Y no solamente hubo lágrimas de parte de Natalia, sino que Martha, Lourdes, Alberto y Francisco, mi padre y mi madre se cubrieron de un luto inmenso que hoy, a tantos años, veo navegar en los fuegos fatuos de aquellas imágenes.
Esa fue la navidad más triste… Ni el bobo Andrés se vistió de San Nicolás y sólo los borrachos con sus latas de sardina y el cuatro desentonado desterraban la soledad.
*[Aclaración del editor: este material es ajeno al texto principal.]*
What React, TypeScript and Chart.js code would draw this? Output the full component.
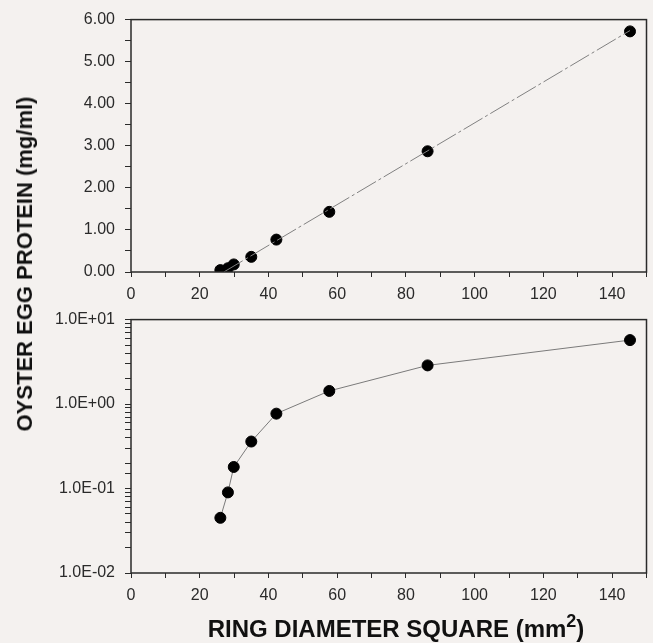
import React, { useEffect, useRef } from "react";
import { Chart, registerables } from "chart.js";

Chart.register(...registerables);

// Data
const ringDiameterSquare = [26.0, 28.2, 29.9, 35.0, 42.3, 57.7, 86.3, 145.2];
const eggProtein = [0.045, 0.09, 0.18, 0.36, 0.77, 1.43, 2.87, 5.72];
const fitX = [27.0, 145.2];
const fitY = [0.0, 5.74];
const linearYTicks = [0, 1, 2, 3, 4, 5, 6];
const logYTicks = [0.01, 0.1, 1, 10];
const xLabelTicks = [0, 20, 40, 60, 80, 100, 120, 140];

const BG = "#f4f1ef";
const INK = "#2a2a2a";
const FONT = "'Liberation Sans', Arial, sans-serif";

const framePlugin = {
  id: "frame",
  afterDraw(chart: any) {
    const { ctx, chartArea } = chart;
    ctx.save();
    ctx.strokeStyle = INK;
    ctx.lineWidth = 1.5;
    ctx.strokeRect(chartArea.left, chartArea.top, chartArea.right - chartArea.left, chartArea.bottom - chartArea.top);
    ctx.restore();
  },
};

function xScale(height: number) {
  return {
    type: "linear",
    min: 0,
    max: 150,
    border: { display: false },
    grid: { drawOnChartArea: false, drawTicks: true, tickLength: 5, color: INK, tickColor: INK },
    ticks: {
      stepSize: 10,
      autoSkip: false,
      maxRotation: 0,
      padding: 8,
      color: INK,
      font: { family: FONT, size: 16 },
      callback: (v: any) => (xLabelTicks.includes(Number(v)) ? String(v) : ""),
    },
    afterFit: (s: any) => {
      s.height = height;
      s.paddingRight = 0;
      s.paddingLeft = 0;
    },
  };
}

function App() {
  const topRef = useRef<HTMLCanvasElement>(null);
  const botRef = useRef<HTMLCanvasElement>(null);

  useEffect(() => {
    const points = ringDiameterSquare.map((x, i) => ({ x, y: eggProtein[i] }));
    const fit = fitX.map((x, i) => ({ x, y: fitY[i] }));

    const top = new Chart(topRef.current!, {
      type: "scatter",
      data: {
        datasets: [
          {
            data: fit,
            showLine: true,
            borderColor: "#808080",
            borderWidth: 1,
            borderDash: [22, 3, 3, 3],
            pointRadius: 0,
          },
          {
            data: points,
            showLine: false,
            backgroundColor: "#000",
            borderColor: "#000",
            pointRadius: 5.5,
          },
        ],
      },
      options: {
        animation: false,
        responsive: false,
        maintainAspectRatio: false,
        layout: { padding: { top: 17, right: 5, left: 0, bottom: 0 } },
        plugins: { legend: { display: false }, tooltip: { enabled: false } },
        scales: {
          x: xScale(28) as any,
          y: {
            type: "linear",
            min: 0,
            max: 6,
            border: { display: false },
            grid: { drawOnChartArea: false, drawTicks: true, tickLength: 6, color: INK, tickColor: INK },
            ticks: {
              stepSize: 0.5,
              autoSkip: false,
              padding: 10,
              color: INK,
              font: { family: FONT, size: 16 },
              callback: (v: any) => (linearYTicks.includes(Number(v)) ? Number(v).toFixed(2) : ""),
            },
            afterFit: (s: any) => {
              s.width = 131;
            },
          },
        },
      },
      plugins: [framePlugin],
    } as any);

    const bot = new Chart(botRef.current!, {
      type: "scatter",
      data: {
        datasets: [
          {
            data: points,
            showLine: true,
            borderColor: "#7a7a7a",
            borderWidth: 1,
            backgroundColor: "#000",
            pointBorderColor: "#000",
            pointBackgroundColor: "#000",
            pointRadius: 5.5,
          },
        ],
      },
      options: {
        animation: false,
        responsive: false,
        maintainAspectRatio: false,
        layout: { padding: { top: 19, right: 5, left: 0, bottom: 0 } },
        plugins: { legend: { display: false }, tooltip: { enabled: false } },
        scales: {
          x: xScale(70) as any,
          y: {
            type: "logarithmic",
            min: 0.01,
            max: 10,
            border: { display: false },
            grid: { drawOnChartArea: false, drawTicks: true, tickLength: 6, color: INK, tickColor: INK },
            ticks: {
              autoSkip: false,
              padding: 10,
              color: INK,
              font: { family: FONT, size: 16 },
              callback: (v: any) => {
                const n = Number(v);
                const hit = logYTicks.find((t) => Math.abs(t - n) / t < 1e-6);
                if (hit === undefined) return "";
                const e = Math.round(Math.log10(hit));
                return "1.0E" + (e < 0 ? "-" : "+") + String(Math.abs(e)).padStart(2, "0");
              },
            },
            afterFit: (s: any) => {
              s.width = 131;
            },
          },
        },
      },
      plugins: [framePlugin],
    } as any);

    return () => {
      top.destroy();
      bot.destroy();
    };
  }, []);

  return (
    <div
      style={{
        position: "absolute",
        left: 0,
        top: 0,
        width: 653,
        height: 643,
        background: BG,
        overflow: "hidden",
        fontFamily: FONT,
      }}
    >
      <canvas ref={topRef} width={653} height={300} style={{ position: "absolute", left: 0, top: 0, width: 653, height: 300 }} />
      <canvas ref={botRef} width={653} height={343} style={{ position: "absolute", left: 0, top: 300, width: 653, height: 343 }} />
      <div
        style={{
          position: "absolute",
          left: 25,
          top: 264,
          transform: "translate(-50%, -50%) rotate(-90deg)",
          whiteSpace: "nowrap",
          fontWeight: "bold",
          fontSize: 22,
          color: "#111",
          lineHeight: 1,
        }}
      >
        OYSTER EGG PROTEIN (mg/ml)
      </div>
      <div
        style={{
          position: "absolute",
          left: 396,
          top: 629,
          transform: "translate(-50%, -50%)",
          whiteSpace: "nowrap",
          fontWeight: "bold",
          fontSize: 24,
          color: "#111",
          lineHeight: 1,
        }}
      >
        RING DIAMETER SQUARE (mm<sup style={{ fontSize: "0.75em", lineHeight: 0, verticalAlign: "0.55em" }}>2</sup>)
      </div>
    </div>
  );
}

export default App;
La lluvia menuda y cantarina con el eco de “Noche de Paz, Noche de Amor” dejaba en los cristales siluetas borrosas, figuras de un aguerrido atleta de cabello rebelde y rostro de niño. La guerra se lo había tragado. Mi madre estrujaba su fotografía contra su pecho. En la mesa estaba la botella de vino “La Sagrada Familia” y un vaso menos.
En el frente la contienda proseguía; centenares de jóvenes morían con el pecho destrozado por la metralla, pero abrazados a sus ideales, de cara ante los cielos nublados. Para ellos no había Navidad, sino sacrificios y heroicidad. La Navidad era frenesí, una bacanal entre el tirano y las mujeres ebrias.